Please sign the petition calling on Havana to end the targeted repression of women human rights defenders

In response to these findings, Amnesty International on November 25, 2025 launched a global petition inviting people worldwide to urge President Miguel Díaz-Canel and the Cuban authorities to end the harassment and urgently adopt a comprehensive law on gender-based violence.

 

Cuban government, one of 12 in the World that voted against the return of Ukrainian children kidnapped in Vladimir Putin’s illegal war.

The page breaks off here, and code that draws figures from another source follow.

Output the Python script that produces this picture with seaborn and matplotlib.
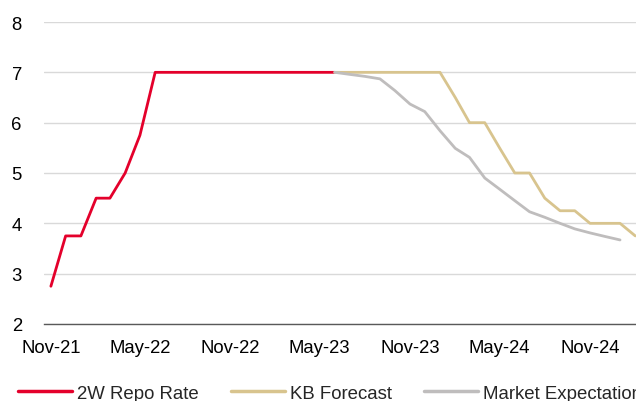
import numpy as np
import pandas as pd
import matplotlib
matplotlib.use("Agg")
import matplotlib.pyplot as plt
import matplotlib.dates as mdates
import matplotlib.transforms as mtransforms
from matplotlib.lines import Line2D
import seaborn as sns

# Data (monthly, mid-month), starting Nov-2021
repo_months = pd.date_range("2021-11-01", periods=20, freq="MS") + pd.Timedelta(days=14)
repo_rate = [2.75, 3.75, 3.75, 4.5, 4.5, 5.0, 5.75, 7.0, 7.0, 7.0,
             7.0, 7.0, 7.0, 7.0, 7.0, 7.0, 7.0, 7.0, 7.0, 7.0]

kb_months = pd.date_range("2023-06-01", periods=21, freq="MS") + pd.Timedelta(days=14)
kb_forecast = [7.0, 7.0, 7.0, 7.0, 7.0, 7.0, 7.0, 7.0, 6.5, 6.0,
               6.0, 5.5, 5.0, 5.0, 4.5, 4.25, 4.25, 4.0, 4.0, 4.0, 3.75]

mkt_months = pd.date_range("2023-06-01", periods=20, freq="MS") + pd.Timedelta(days=14)
mkt_expect = [7.0, 6.96, 6.92, 6.87, 6.64, 6.37, 6.22, 5.84, 5.49, 5.31,
              4.90, 4.68, 4.45, 4.23, 4.12, 4.0, 3.89, 3.81, 3.74, 3.67]

series_names = ["2W Repo Rate", "KB Forecast", "Market Expectation"]
colors = ["#E4002B", "#D8C48E", "#BFBDBD"]

y_ticks = [2, 3, 4, 5, 6, 7, 8]
x_ticks = pd.to_datetime(["2021-11-01", "2022-05-01", "2022-11-01", "2023-05-01",
                          "2023-11-01", "2024-05-01", "2024-11-01"])

df = pd.concat([
    pd.DataFrame({"date": repo_months, "value": repo_rate, "series": series_names[0]}),
    pd.DataFrame({"date": kb_months, "value": kb_forecast, "series": series_names[1]}),
    pd.DataFrame({"date": mkt_months, "value": mkt_expect, "series": series_names[2]}),
])

sns.set_style("white")
plt.rcParams["font.family"] = ["Liberation Sans", "DejaVu Sans"]

fig = plt.figure(figsize=(6.36, 4.02), dpi=100)
# axes extends beyond the right edge (chart is cropped in the reference)
ax = fig.add_axes([44 / 636, (402 - 325) / 402, 640 / 636, (325 - 23) / 402])

sns.lineplot(data=df, x="date", y="value", hue="series", hue_order=series_names,
             palette=colors, linewidth=2.0, ax=ax, legend=False)

ax.set_ylim(2, 8)
ax.set_yticks(y_ticks)
ax.set_xlim(pd.Timestamp("2021-11-01"), pd.Timestamp("2021-11-01") + pd.Timedelta(days=1301))
ax.set_xticks(x_ticks)
ax.xaxis.set_major_formatter(mdates.DateFormatter("%b-%y"))
ax.set_xlabel("")
ax.set_ylabel("")

ax.grid(axis="y", color="#D9D9D9", linewidth=1)
ax.grid(axis="x", visible=False)
for s in ["left", "right", "top"]:
    ax.spines[s].set_visible(False)
ax.spines["bottom"].set_color("#595959")
ax.spines["bottom"].set_linewidth(1)
ax.tick_params(axis="x", which="major", length=4, width=1, color="#595959",
               direction="out", labelsize=13.3, pad=7, labelcolor="#000000")
ax.tick_params(axis="y", length=0, labelsize=13.3, pad=16, labelcolor="#000000")

offset = mtransforms.ScaledTranslation(7 / 100, 0, fig.dpi_scale_trans)
for lbl in ax.get_xticklabels():
    lbl.set_transform(lbl.get_transform() + offset)

handles = [Line2D([0], [0], color=c, linewidth=2.5) for c in colors]
fig.legend(handles, series_names, loc="center left", bbox_to_anchor=(18 / 636, 1 - 394 / 402),
           ncol=3, frameon=False, fontsize=13.4, handlelength=2.9, handletextpad=0.25,
           columnspacing=1.75, borderaxespad=0, borderpad=0)

fig.savefig("out.png", dpi=100)
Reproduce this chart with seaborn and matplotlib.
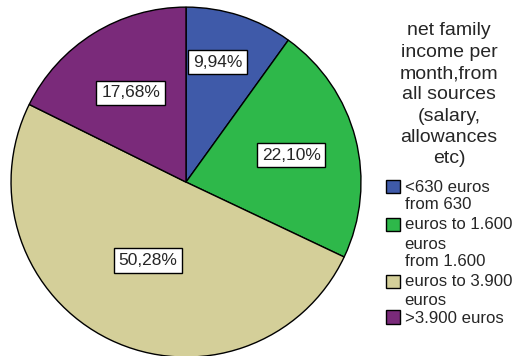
import matplotlib
matplotlib.use("Agg")
import matplotlib.pyplot as plt
import numpy as np
import seaborn as sns

categories = [
    "<630 euros",
    "from 630\neuros to 1.600\neuros",
    "from 1.600\neuros to 3.900\neuros",
    ">3.900 euros",
]
shares = [9.94, 22.10, 50.28, 17.68]
colors = ["#3f5aa9", "#2eb84a", "#d4cf99", "#7a2a7a"]
legend_title = "net family\nincome per\nmonth,from\nall sources\n(salary,\nallowances\netc)"

sns.set_style("white")
plt.rcParams["font.family"] = ["Liberation Sans", "DejaVu Sans"]

fig = plt.figure(figsize=(5.17, 3.56), dpi=100)
ax = fig.add_axes([0.0213, -0.003, 0.677, 0.983])

wedges, _, autotexts = ax.pie(
    shares,
    colors=colors,
    startangle=90,
    counterclock=False,
    autopct=lambda p: f"{p:.2f}%".replace(".", ","),
    pctdistance=0.6,
    wedgeprops=dict(edgecolor="black", linewidth=1.0),
    textprops=dict(fontsize=12.5),
)

# radial placement of each percentage box
label_radius = [0.71, 0.62, 0.50, 0.60]
angles = 90 - (np.cumsum(shares) - np.array(shares) / 2) * 3.6
angles[0] += 3
for t, r, a in zip(autotexts, label_radius, angles):
    t.set_position((r * np.cos(np.radians(a)), r * np.sin(np.radians(a))))
    t.set_bbox(dict(facecolor="white", edgecolor="black", linewidth=1.0,
                    boxstyle="square,pad=0.28"))
ax.set_aspect("equal")
ax.set_xlim(-1.0, 1.0)
ax.set_ylim(-1.0, 1.0)

leg = fig.legend(
    wedges,
    categories,
    title=legend_title,
    loc="upper left",
    bbox_to_anchor=(0.724, 0.97),
    frameon=False,
    fontsize=12.1,
    title_fontsize=14,
    handlelength=0.85,
    handleheight=0.85,
    handletextpad=0.25,
    labelspacing=0.12,
    borderpad=0.2,
    alignment="center",
)
leg.get_title().set_multialignment("center")
leg.get_title().set_linespacing(1.33)
for t in leg.get_texts():
    t.set_linespacing(1.4)
# extra room between the title block and the entries
leg._legend_box.sep = 9

fig.savefig("out.png", dpi=100)
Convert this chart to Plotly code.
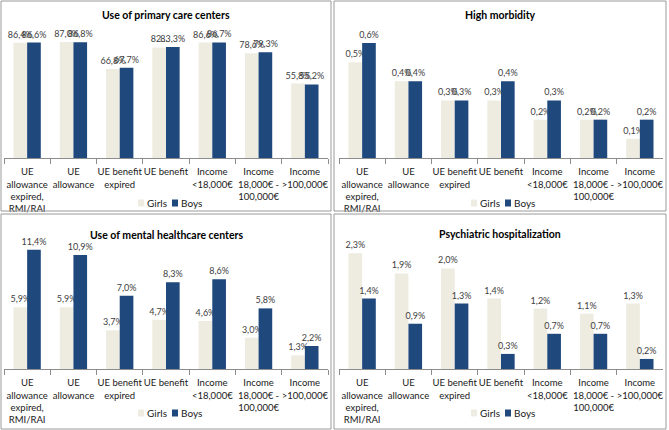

The Cuban dictatorship voted against the return of kidnapped Ukrainian children on December 3rd.
 
On December 3, 2025 the United Nations General Assembly voted 91 in favor, 12 against with 57 abstentions that: the Ukrainian children deported by Russia must be returned.  The Cuban government was one of the 12 votes against the resolution. The dirty dozen were called out by the First Deputy Foreign Minister of the Ukrainian government.
 
Havana is also playing a negative role in Venezuela, conspiring with Nicolas Maduro against the sovereignty of the Venezuelan people who voted him out of office in a national election on July 28, 2024. What has followed is political violence, repression, and an increased Cuban presence to frustrate a democratic transition. Havana  is also apparently in communication with Washington on the subject, and not playing a positive role. Time for Havana to get out, and stay out of Venezuela.